• **PROBLEM TO SOLVE**
Your task is to write out the complete listing exactly as it is shown.

• **SUPPLIED DATA**
■ ■ ■ ■

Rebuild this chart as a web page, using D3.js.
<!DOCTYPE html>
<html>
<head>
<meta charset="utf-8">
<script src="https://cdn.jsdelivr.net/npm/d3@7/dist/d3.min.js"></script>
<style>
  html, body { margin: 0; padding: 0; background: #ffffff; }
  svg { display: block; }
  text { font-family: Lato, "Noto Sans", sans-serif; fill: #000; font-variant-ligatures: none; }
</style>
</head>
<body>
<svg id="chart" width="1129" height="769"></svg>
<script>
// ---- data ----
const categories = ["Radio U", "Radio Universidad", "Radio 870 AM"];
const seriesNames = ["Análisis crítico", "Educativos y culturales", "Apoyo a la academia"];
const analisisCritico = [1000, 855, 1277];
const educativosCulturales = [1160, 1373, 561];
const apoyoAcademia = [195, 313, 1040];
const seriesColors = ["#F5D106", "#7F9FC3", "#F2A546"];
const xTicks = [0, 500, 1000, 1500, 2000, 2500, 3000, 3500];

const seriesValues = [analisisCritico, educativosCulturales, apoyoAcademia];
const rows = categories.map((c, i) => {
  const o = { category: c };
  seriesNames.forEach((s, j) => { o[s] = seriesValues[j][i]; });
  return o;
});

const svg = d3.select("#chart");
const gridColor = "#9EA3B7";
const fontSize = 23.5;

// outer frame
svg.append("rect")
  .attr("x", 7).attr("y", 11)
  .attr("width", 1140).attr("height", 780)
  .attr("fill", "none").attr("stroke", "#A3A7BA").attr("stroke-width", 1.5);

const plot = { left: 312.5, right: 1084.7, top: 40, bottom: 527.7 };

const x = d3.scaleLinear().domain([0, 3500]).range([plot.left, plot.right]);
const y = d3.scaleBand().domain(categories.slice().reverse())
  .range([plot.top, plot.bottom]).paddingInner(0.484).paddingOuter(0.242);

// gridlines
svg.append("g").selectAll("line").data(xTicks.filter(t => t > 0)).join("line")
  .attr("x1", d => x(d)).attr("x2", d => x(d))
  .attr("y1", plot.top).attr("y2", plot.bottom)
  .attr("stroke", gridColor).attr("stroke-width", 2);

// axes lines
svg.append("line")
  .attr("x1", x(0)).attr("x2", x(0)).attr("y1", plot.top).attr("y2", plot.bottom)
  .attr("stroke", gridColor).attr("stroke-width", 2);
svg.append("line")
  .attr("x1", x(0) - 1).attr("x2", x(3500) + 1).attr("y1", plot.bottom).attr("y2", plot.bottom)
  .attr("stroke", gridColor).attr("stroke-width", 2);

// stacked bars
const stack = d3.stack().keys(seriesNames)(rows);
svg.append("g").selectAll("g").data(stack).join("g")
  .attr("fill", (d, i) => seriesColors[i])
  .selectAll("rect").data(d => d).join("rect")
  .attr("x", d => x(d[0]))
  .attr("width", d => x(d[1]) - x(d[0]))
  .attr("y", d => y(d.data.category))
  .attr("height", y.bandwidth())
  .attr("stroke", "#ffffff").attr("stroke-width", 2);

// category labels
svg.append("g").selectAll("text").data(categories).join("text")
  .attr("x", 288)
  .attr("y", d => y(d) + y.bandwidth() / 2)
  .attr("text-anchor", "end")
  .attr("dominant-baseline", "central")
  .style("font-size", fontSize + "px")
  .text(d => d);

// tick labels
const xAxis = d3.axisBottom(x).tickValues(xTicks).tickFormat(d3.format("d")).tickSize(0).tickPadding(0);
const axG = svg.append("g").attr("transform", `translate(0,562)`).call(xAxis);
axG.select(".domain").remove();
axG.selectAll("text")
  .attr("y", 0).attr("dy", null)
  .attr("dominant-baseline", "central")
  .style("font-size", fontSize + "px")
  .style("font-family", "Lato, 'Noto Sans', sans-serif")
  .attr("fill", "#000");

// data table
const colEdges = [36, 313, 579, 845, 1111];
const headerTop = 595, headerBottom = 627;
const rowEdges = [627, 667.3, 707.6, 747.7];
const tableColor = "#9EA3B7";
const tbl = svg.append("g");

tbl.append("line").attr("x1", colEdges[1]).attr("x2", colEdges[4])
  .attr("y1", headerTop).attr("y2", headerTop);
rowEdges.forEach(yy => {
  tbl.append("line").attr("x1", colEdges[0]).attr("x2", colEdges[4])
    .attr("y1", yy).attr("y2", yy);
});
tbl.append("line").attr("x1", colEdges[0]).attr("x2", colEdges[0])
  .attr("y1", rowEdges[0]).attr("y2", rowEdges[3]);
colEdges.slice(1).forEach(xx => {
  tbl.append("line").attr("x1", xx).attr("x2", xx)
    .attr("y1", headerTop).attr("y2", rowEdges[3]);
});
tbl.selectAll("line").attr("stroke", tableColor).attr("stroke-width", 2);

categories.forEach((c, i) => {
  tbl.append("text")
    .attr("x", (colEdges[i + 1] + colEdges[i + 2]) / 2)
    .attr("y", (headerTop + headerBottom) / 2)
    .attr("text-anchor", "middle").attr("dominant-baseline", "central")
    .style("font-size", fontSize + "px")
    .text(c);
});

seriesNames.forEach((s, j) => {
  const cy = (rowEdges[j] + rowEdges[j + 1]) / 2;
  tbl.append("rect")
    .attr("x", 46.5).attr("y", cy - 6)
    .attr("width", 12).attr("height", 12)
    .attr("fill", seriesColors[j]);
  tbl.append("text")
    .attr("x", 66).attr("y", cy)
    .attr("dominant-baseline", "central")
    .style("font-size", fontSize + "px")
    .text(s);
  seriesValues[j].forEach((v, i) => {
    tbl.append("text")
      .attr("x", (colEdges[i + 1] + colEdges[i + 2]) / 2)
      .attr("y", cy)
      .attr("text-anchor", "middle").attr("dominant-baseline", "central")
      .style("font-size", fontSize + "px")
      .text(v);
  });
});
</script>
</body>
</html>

■ ■ ■ ■

• **PROBLEM SOLUTION**
Rebuild this chart as a web page, using D3.js.
<!DOCTYPE html>
<html>
<head>
<meta charset="utf-8">
<script src="https://cdn.jsdelivr.net/npm/d3@7/dist/d3.min.js"></script>
<style>
  html, body { margin: 0; padding: 0; background: #ffffff; }
  svg { display: block; }
  text { font-family: Lato, "Noto Sans", sans-serif; fill: #000; font-variant-ligatures: none; }
</style>
</head>
<body>
<svg id="chart" width="1129" height="769"></svg>
<script>
// ---- data ----
const categories = ["Radio U", "Radio Universidad", "Radio 870 AM"];
const seriesNames = ["Análisis crítico", "Educativos y culturales", "Apoyo a la academia"];
const analisisCritico = [1000, 855, 1277];
const educativosCulturales = [1160, 1373, 561];
const apoyoAcademia = [195, 313, 1040];
const seriesColors = ["#F5D106", "#7F9FC3", "#F2A546"];
const xTicks = [0, 500, 1000, 1500, 2000, 2500, 3000, 3500];

const seriesValues = [analisisCritico, educativosCulturales, apoyoAcademia];
const rows = categories.map((c, i) => {
  const o = { category: c };
  seriesNames.forEach((s, j) => { o[s] = seriesValues[j][i]; });
  return o;
});

const svg = d3.select("#chart");
const gridColor = "#9EA3B7";
const fontSize = 23.5;

// outer frame
svg.append("rect")
  .attr("x", 7).attr("y", 11)
  .attr("width", 1140).attr("height", 780)
  .attr("fill", "none").attr("stroke", "#A3A7BA").attr("stroke-width", 1.5);

const plot = { left: 312.5, right: 1084.7, top: 40, bottom: 527.7 };

const x = d3.scaleLinear().domain([0, 3500]).range([plot.left, plot.right]);
const y = d3.scaleBand().domain(categories.slice().reverse())
  .range([plot.top, plot.bottom]).paddingInner(0.484).paddingOuter(0.242);

// gridlines
svg.append("g").selectAll("line").data(xTicks.filter(t => t > 0)).join("line")
  .attr("x1", d => x(d)).attr("x2", d => x(d))
  .attr("y1", plot.top).attr("y2", plot.bottom)
  .attr("stroke", gridColor).attr("stroke-width", 2);

// axes lines
svg.append("line")
  .attr("x1", x(0)).attr("x2", x(0)).attr("y1", plot.top).attr("y2", plot.bottom)
  .attr("stroke", gridColor).attr("stroke-width", 2);
svg.append("line")
  .attr("x1", x(0) - 1).attr("x2", x(3500) + 1).attr("y1", plot.bottom).attr("y2", plot.bottom)
  .attr("stroke", gridColor).attr("stroke-width", 2);

// stacked bars
const stack = d3.stack().keys(seriesNames)(rows);
svg.append("g").selectAll("g").data(stack).join("g")
  .attr("fill", (d, i) => seriesColors[i])
  .selectAll("rect").data(d => d).join("rect")
  .attr("x", d => x(d[0]))
  .attr("width", d => x(d[1]) - x(d[0]))
  .attr("y", d => y(d.data.category))
  .attr("height", y.bandwidth())
  .attr("stroke", "#ffffff").attr("stroke-width", 2);

// category labels
svg.append("g").selectAll("text").data(categories).join("text")
  .attr("x", 288)
  .attr("y", d => y(d) + y.bandwidth() / 2)
  .attr("text-anchor", "end")
  .attr("dominant-baseline", "central")
  .style("font-size", fontSize + "px")
  .text(d => d);

// tick labels
const xAxis = d3.axisBottom(x).tickValues(xTicks).tickFormat(d3.format("d")).tickSize(0).tickPadding(0);
const axG = svg.append("g").attr("transform", `translate(0,562)`).call(xAxis);
axG.select(".domain").remove();
axG.selectAll("text")
  .attr("y", 0).attr("dy", null)
  .attr("dominant-baseline", "central")
  .style("font-size", fontSize + "px")
  .style("font-family", "Lato, 'Noto Sans', sans-serif")
  .attr("fill", "#000");

// data table
const colEdges = [36, 313, 579, 845, 1111];
const headerTop = 595, headerBottom = 627;
const rowEdges = [627, 667.3, 707.6, 747.7];
const tableColor = "#9EA3B7";
const tbl = svg.append("g");

tbl.append("line").attr("x1", colEdges[1]).attr("x2", colEdges[4])
  .attr("y1", headerTop).attr("y2", headerTop);
rowEdges.forEach(yy => {
  tbl.append("line").attr("x1", colEdges[0]).attr("x2", colEdges[4])
    .attr("y1", yy).attr("y2", yy);
});
tbl.append("line").attr("x1", colEdges[0]).attr("x2", colEdges[0])
  .attr("y1", rowEdges[0]).attr("y2", rowEdges[3]);
colEdges.slice(1).forEach(xx => {
  tbl.append("line").attr("x1", xx).attr("x2", xx)
    .attr("y1", headerTop).attr("y2", rowEdges[3]);
});
tbl.selectAll("line").attr("stroke", tableColor).attr("stroke-width", 2);

categories.forEach((c, i) => {
  tbl.append("text")
    .attr("x", (colEdges[i + 1] + colEdges[i + 2]) / 2)
    .attr("y", (headerTop + headerBottom) / 2)
    .attr("text-anchor", "middle").attr("dominant-baseline", "central")
    .style("font-size", fontSize + "px")
    .text(c);
});

seriesNames.forEach((s, j) => {
  const cy = (rowEdges[j] + rowEdges[j + 1]) / 2;
  tbl.append("rect")
    .attr("x", 46.5).attr("y", cy - 6)
    .attr("width", 12).attr("height", 12)
    .attr("fill", seriesColors[j]);
  tbl.append("text")
    .attr("x", 66).attr("y", cy)
    .attr("dominant-baseline", "central")
    .style("font-size", fontSize + "px")
    .text(s);
  seriesValues[j].forEach((v, i) => {
    tbl.append("text")
      .attr("x", (colEdges[i + 1] + colEdges[i + 2]) / 2)
      .attr("y", cy)
      .attr("text-anchor", "middle").attr("dominant-baseline", "central")
      .style("font-size", fontSize + "px")
      .text(v);
  });
});
</script>
</body>
</html>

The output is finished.